É claro que a conversão do nosso vizinho provavelmente não fará com que o cristianismo pareça mais legal, enquanto as conversões de celebridades podem fazê-lo. É difícil imaginar que isso não seja um fator [que colabora] para esse fenômeno. Talvez, pensamos, a conversão pública de uma pessoa famosa ajude a causa do cristianismo.

É bem verdade que a Bíblia deixa claro que todos nós somos chamados a usar nossos talentos para glorificar a Deus (Mateus 25) — e isso pode incluir fama mundial, popularidade entre nossos pares ou uma consideração geral por nossas boas obras (1Pedro 2.12). Mas o ministério terreno de Jesus não dependia do status social elevado dos convertidos. Ele não buscou os abastados ou altamente conceituados, mas sim os marginalizados que tinham pouco ou nenhum poder e influência.

O Antigo e o Novo Testamentos são consistentes, do início ao fim, em demonstrar que Deus escolhe as coisas tolas para envergonhar as sábias, exalta os insignificantes para envergonhar os presunçosos e concede maior valor a pessoas que o mundo considera mais inúteis (1Coríntios 1.28).

De fato, no corpo de Cristo, diz Paulo, “os membros que pensamos serem menos honrosos, tratamos com especial honra”, pois “Deus estruturou o corpo dando maior honra aos membros que dela tinham falta”. Por quê? A fim de que “não haja divisão no corpo, mas, sim, que todos os membros tenham igual cuidado uns pelos outros. Quando um membro sofre, todos os outros sofrem com ele; quando um membro é honrado, todos os outros se alegram com ele” (1Coríntios 12.23-27).

Quando exaltamos indevidamente os que já são exaltados, podemos cometer uma falha ao cuidar dessa parte do corpo de Cristo, ainda que de uma maneira diferente. Corremos o risco de prestar um grande desserviço às próprias pessoas que admiramos, especialmente quando são novos crentes e, portanto, vulneráveis em sua fé. Embora a Bíblia exorte repetidamente contra o orgulho (Provérbios 8.13; 1Pedro 5.5; Tiago 4.6), elogiar cristãos famosos é um incentivo [ao orgulho].

A honra indevida também pode obrigar novas celebridades cristãs a serem líderes em um período da fé em que seria melhor se elas fossem meros seguidores. No último outono, Kat Von D, empresária e celebridade da televisão — e também ex-ocultista — postou um vídeo de seu batismo público no Instagram. Sua publicação foi compartilhada novamente por inúmeros fiéis entusiasmados, mas ela deixou claro, em um vídeo posterior, que provavelmente não falará muito sobre sua fé nas mídias sociais: “Se você começou a me seguir porque acha que esse espaço vai se tornar uma espécie de página de memes cristãos, saiba que isso não vai acontecer.”

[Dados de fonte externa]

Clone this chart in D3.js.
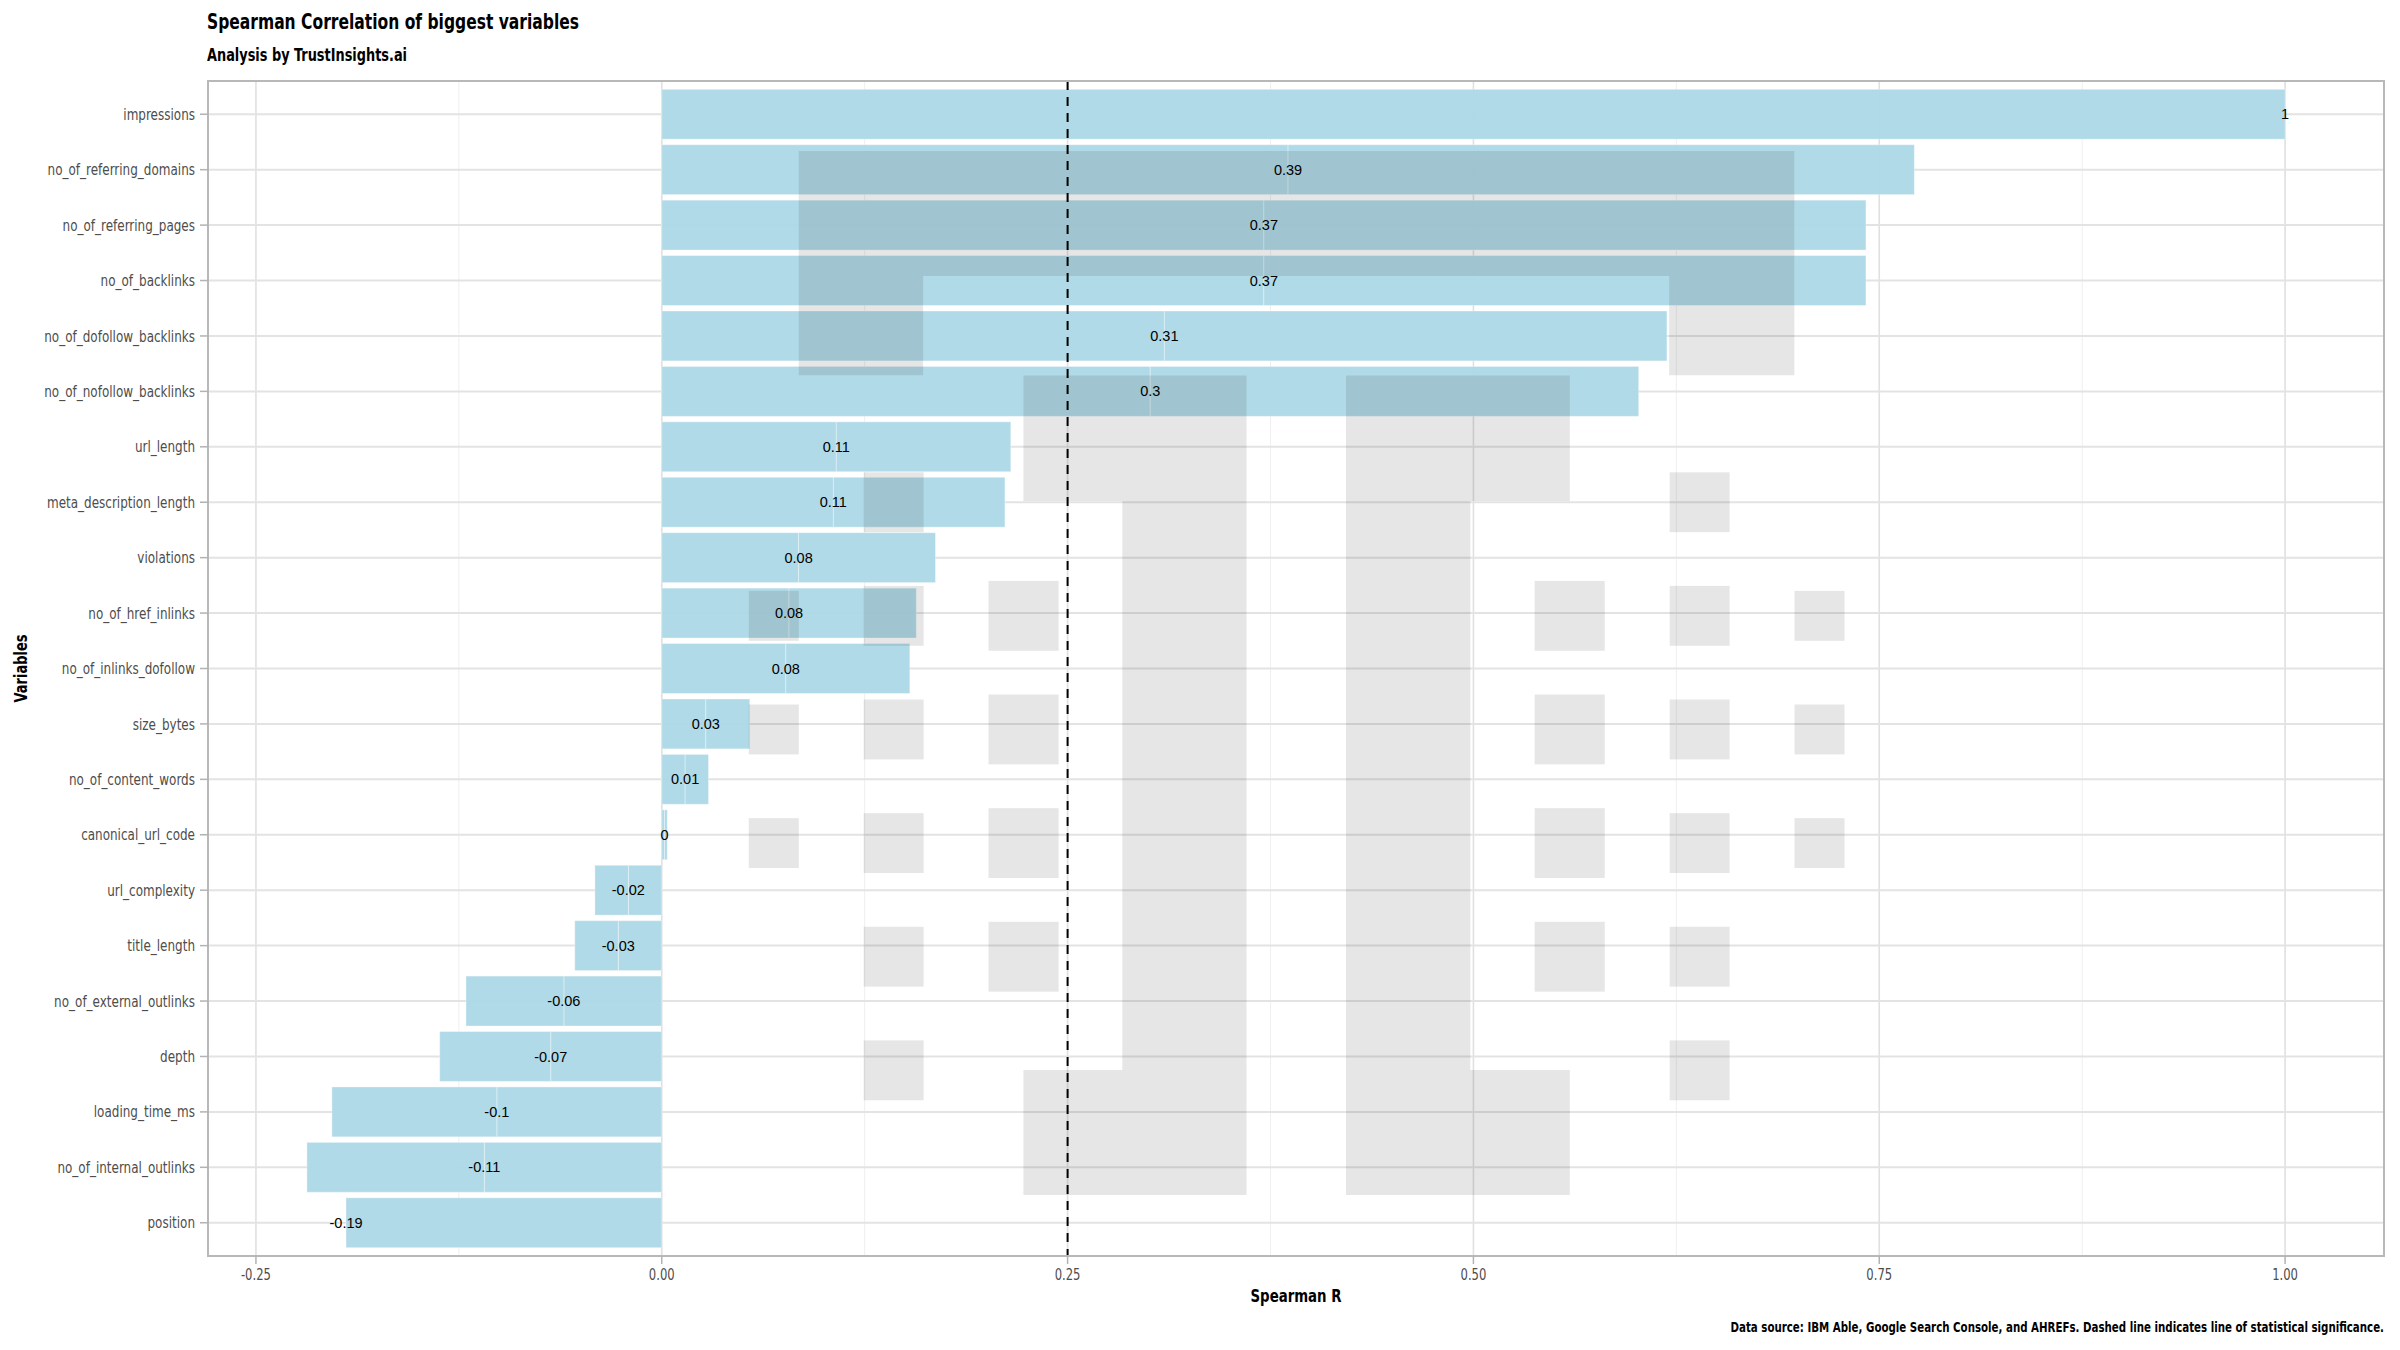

“Não há uma razão maior por trás disso, eu só não me sinto preparada para ser uma garota-propaganda do cristianismo”, continuou Von D. “Acho que ainda estou aprendendo e, à medida que aprender, estarei mais preparada.” Isso é sábio, pois, como Tiago aconselhou: “Meus irmãos, não sejam muitos de vocês mestres, pois vocês sabem que nós, os que ensinamos, seremos julgados com maior rigor” (Tiago 3.1). O discipulado sólido deve vir em primeiro lugar, especialmente para aqueles que têm grandes audiências.

O próprio Jesus Cristo, apesar de ficar famoso, não é um superstar — e seus seguidores também não são chamados para serem famosos. As histórias de conversão que divulgamos não devem ser tributos ao estrelato secular, mas sim testemunhos da graça de Deus. Não vamos orientar nossa estratégia de evangelismo para alcançar famosos à custa de desamparados, e vamos parar de procurar celebridades para validar nossa fé.

Stefani McDade é editora de teologia da Christianity Today.